Error code 18 is what we want to retry – this is a standard Linux error number meaning “invalid cross-device link”. We can use the errno library to get 18 as a named variable that’s a little less of a magic number, like so:

import errno


def safe_move(src, dst):
    try:
        os.rename(src, dst)
    except OSError as err:
        if err.errno == errno.EXDEV:
            # do something else...
        else:
            raise

So now we need to decide what “something else” looks like.

To get the file onto the same filesystem, we can use shutil.move() to put it in the same directory as the intended destination, but with a different filename. As a first pass, we might try something like:

import shutil


def safe_move(src, dst):
    ...
    # do something else
    tmp_dst = dst + ".tmp"
    shutil.copyfile(src, tmp_dst)
    os.rename(tmp_dst, dst)
    os.unlink(tmp_dst)

This could be okay in certain circumstances, but if you have multiple worker processes you could end up with a corrupted destination. If you’re running multiple processes, and they both try to copy to the temporary destination, you could get garbage data in that file. One process might think it’s completed the copy, then rename the file as the other process is still writing to it.

To avoid processes treading on each other’s toes, add a unique ID to each copy – that way they can’t overlap. Closer to:

import uuid


def safe_move(src, dst):
    ...
    # do something else
    copy_id = uuid.uuid4()
    tmp_dst = "%s.%s.tmp" % (dst, copy_id)
    shutil.copyfile(src, tmp_dst)
    os.rename(tmp_dst, dst)
    os.unlink(tmp_dst)

This is an idea I originally got from a Stack Overflow answer about lock-free copy algorithms. This isn’t quite the same problem as that question – in particular, I don’t care if the file already exists – but the answer and the linked paper make interesting reading.

Putting it all together

If you just want the code, here’s the final version (with comments):

import errno
import os
import shutil


def safe_move(src, dst):
    """Rename a file from ``src`` to ``dst``.

    *   Moves must be atomic.  ``shutil.move()`` is not atomic.
        Note that multiple threads may try to write to the cache at once,
        so atomicity is required to ensure the serving on one thread doesn't
        pick up a partially saved image from another thread.

    *   Moves must work across filesystems.  Often temp directories and the
        cache directories live on different filesystems.  ``os.rename()`` can
        throw errors if run across filesystems.

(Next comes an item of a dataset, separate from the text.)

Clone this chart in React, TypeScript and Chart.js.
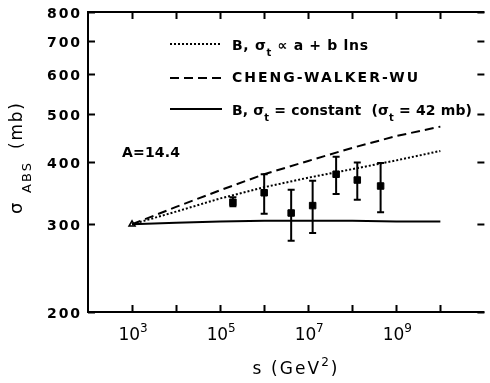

    So we try ``os.rename()``, but if we detect a cross-filesystem copy, we
    switch to ``shutil.move()`` with some wrappers to make it atomic.
    """
    try:
        os.rename(src, dst)
    except OSError as err:

        if err.errno == errno.EXDEV:
            # Generate a unique ID, and copy `<src>` to the target directory
            # with a temporary name `<dst>.<ID>.tmp`.  Because we're copying
            # across a filesystem boundary, this initial copy may not be
            # atomic.  We intersperse a random UUID so if different processes
            # are copying into `<dst>`, they don't overlap in their tmp copies.
            copy_id = uuid.uuid4()
            tmp_dst = "%s.%s.tmp" % (dst, copy_id)
            shutil.copyfile(src, tmp_dst)

            # Then do an atomic rename onto the new name, and clean up the
            # source image.
            os.rename(tmp_dst, dst)
            os.unlink(src)
        else:
            raise

I’ve been running code like this in production for over a year (as part of our Loris installation at Wellcome), and used it in a few other places with no issues.